The model uses the powerful image tokenizer, ViT-VQGAN, to encode images as sequences of discrete tokens and can reconstruct these image token sequences as high-quality, visually diverse images. By scaling Parti's encoder-decoder up to 20 billion parameters, consistent quality improvements are observed. It achieves a state-of-the-art zero-shot FID score of 7.23 and a finetuned FID score of 3.22 on MS-COCO.
Parti is implemented in Lingvo and scaled with GSPMD on TPU v4 hardware for both training and inference. Detailed comparisons of four scales of Parti models – 350M, 750M, 3B, and 20B – show consistent and substantial improvements in model capabilities and output image quality. Human evaluators prefer the 20B model in most cases for image realism/quality and image-text match.

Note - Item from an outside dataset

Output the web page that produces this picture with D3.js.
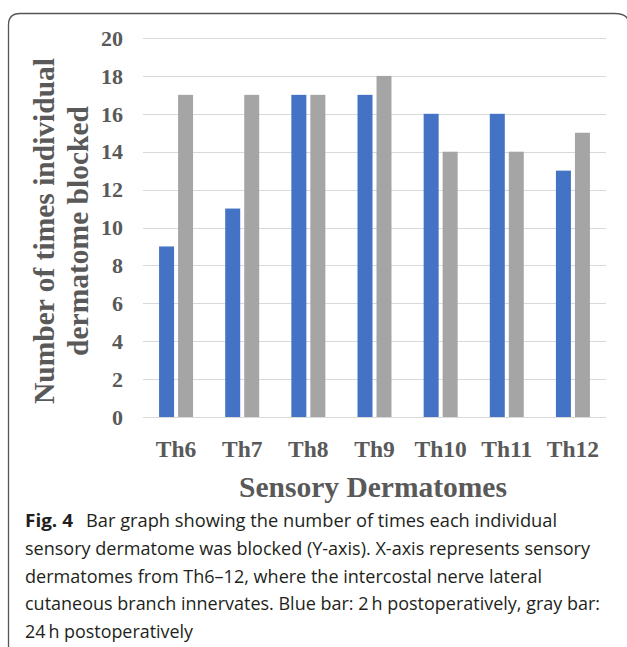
<!DOCTYPE html>
<html>
<head>
<meta charset="utf-8">
<script src="https://cdn.jsdelivr.net/npm/d3@7"></script>
<style>
  body { margin: 0; background: #fff; }
  svg { display: block; }
</style>
</head>
<body>
<div id="chart"></div>
<script>
// data
const dermatomes = ["Th6", "Th7", "Th8", "Th9", "Th10", "Th11", "Th12"];
const blocked2h = [9, 11, 17, 17, 16, 16, 13];
const blocked24h = [17, 17, 17, 18, 14, 14, 15];
const yTicks = [0, 2, 4, 6, 8, 10, 12, 14, 16, 18, 20];
const captionLines = [
    "Bar graph showing the number of times each individual",
    "sensory dermatome was blocked (Y-axis). X-axis represents sensory",
    "dermatomes from Th6\u201312, where the intercostal nerve lateral",
    "cutaneous branch innervates. Blue bar: 2\u2009h postoperatively, gray bar:",
    "24\u2009h postoperatively"
];
// where each caption line starts and ends in the figure (layout only)
const captionStart = [86, 25, 25, 25, 25];
const captionEnd = [557, 590, 542, 600, 193];

const width = 627, height = 647;
const svg = d3.select("#chart").append("svg")
    .attr("width", width)
    .attr("height", height);

// frame round the figure
svg.append("path")
    .attr("d", "M8.5,660 L8.5,25 Q8.5,13.5 20,13.5 L614,13.5 Q626,13.5 628,20")
    .attr("fill", "none")
    .attr("stroke", "#555")
    .attr("stroke-width", 1.3);

const plot = { left: 143, right: 606, top: 38, bottom: 417 };

const x = d3.scaleBand()
    .domain(dermatomes)
    .range([plot.left, plot.right])
    .paddingInner(0)
    .paddingOuter(0);

const y = d3.scaleLinear()
    .domain([0, 20])
    .range([plot.bottom, plot.top]);

const barW = 15, barGap = 4;
const textColor = "#595959";
const serif = "'Liberation Serif', 'DejaVu Serif', serif";

// gridlines
svg.append("g")
    .selectAll("line")
    .data(yTicks)
    .enter().append("line")
    .attr("x1", plot.left)
    .attr("x2", plot.right)
    .attr("y1", d => Math.round(y(d)) + 0.5)
    .attr("y2", d => Math.round(y(d)) + 0.5)
    .attr("stroke", "#d9d9d9")
    .attr("stroke-width", 1);

// y tick labels
svg.append("g")
    .selectAll("text")
    .data(yTicks)
    .enter().append("text")
    .attr("x", 123)
    .attr("y", d => y(d))
    .attr("dy", "0.35em")
    .attr("text-anchor", "end")
    .attr("font-family", serif)
    .attr("font-weight", "bold")
    .attr("font-size", 22)
    .attr("fill", textColor)
    .text(d => d);

// bars
const center = d => x(d) + x.bandwidth() / 2;

svg.append("g")
    .selectAll("rect")
    .data(dermatomes)
    .enter().append("rect")
    .attr("x", d => center(d) - barGap / 2 - barW)
    .attr("y", (d, i) => y(blocked2h[i]))
    .attr("width", barW)
    .attr("height", (d, i) => y(0) - y(blocked2h[i]))
    .attr("fill", "#4472c4");

svg.append("g")
    .selectAll("rect")
    .data(dermatomes)
    .enter().append("rect")
    .attr("x", d => center(d) + barGap / 2)
    .attr("y", (d, i) => y(blocked24h[i]))
    .attr("width", barW)
    .attr("height", (d, i) => y(0) - y(blocked24h[i]))
    .attr("fill", "#a5a5a5");

// x tick labels
svg.append("g")
    .selectAll("text")
    .data(dermatomes)
    .enter().append("text")
    .attr("x", d => center(d))
    .attr("y", 457)
    .attr("text-anchor", "middle")
    .attr("font-family", serif)
    .attr("font-weight", "bold")
    .attr("font-size", 23.5)
    .attr("fill", textColor)
    .text(d => d);

// axis titles
svg.append("text")
    .attr("x", 373)
    .attr("y", 497)
    .attr("text-anchor", "middle")
    .attr("font-family", serif)
    .attr("font-weight", "bold")
    .attr("font-size", 29.5)
    .attr("fill", textColor)
    .text("Sensory Dermatomes");

const yTitle = svg.append("text")
    .attr("transform", "translate(0,231) rotate(-90)")
    .attr("text-anchor", "middle")
    .attr("font-family", serif)
    .attr("font-weight", "bold")
    .attr("font-size", 29.5)
    .attr("fill", textColor);

yTitle.append("tspan").attr("x", 0).attr("y", 54).text("Number of times individual");
yTitle.append("tspan").attr("x", 0).attr("y", 88).text("dermatome blocked");

// caption
const sans = "'Open Sans', 'Noto Sans', sans-serif";
const cap = svg.append("g")
    .attr("font-family", sans)
    .attr("font-size", 18)
    .attr("fill", "#231f20");

cap.append("text")
    .attr("x", 25)
    .attr("y", 527)
    .attr("font-weight", "bold")
    .attr("font-size", 18.5)
    .attr("textLength", 48)
    .attr("lengthAdjust", "spacingAndGlyphs")
    .text("Fig. 4");

cap.selectAll("text.line")
    .data(captionLines)
    .enter().append("text")
    .attr("class", "line")
    .attr("x", (d, i) => captionStart[i])
    .attr("y", (d, i) => 527 + i * 27.8)
    .attr("textLength", (d, i) => captionEnd[i] - captionStart[i])
    .attr("lengthAdjust", "spacingAndGlyphs")
    .text(d => d);
</script>
</body>
</html>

The model can manage long, complex prompts that require it to accurately reflect world knowledge, compose many participants and objects with fine-grained details and interactions, and adhere to a specific image format and style. Examples of prompts and output images demonstrate how Parti responds to changes in various aspects.
PartiPrompts (P2) is a rich set of over 1600 prompts in English that can be used to measure model capabilities across various categories and challenge aspects.
However, while Parti produces high-quality outputs for a broad range of prompts, it has limitations. Images shown are often selected from a large set of examples, and the model may encode harmful stereotypes and representations. Current models like Parti are trained on large, often noisy, image-text datasets that contain biases. This leads to stereotypical representations and reflects Western biases. Models that produce photorealistic outputs pose additional risks around the creation of deepfakes and the propagation of visually-oriented misinformation.
Despite these challenges, text-to-image models like Parti open up new possibilities for creating unique and aesthetically pleasing images, enhancing human creativity and productivity. The researchers are working on bias measurement and mitigation strategies, and plan to coordinate with artists to adapt the model's capabilities to their work.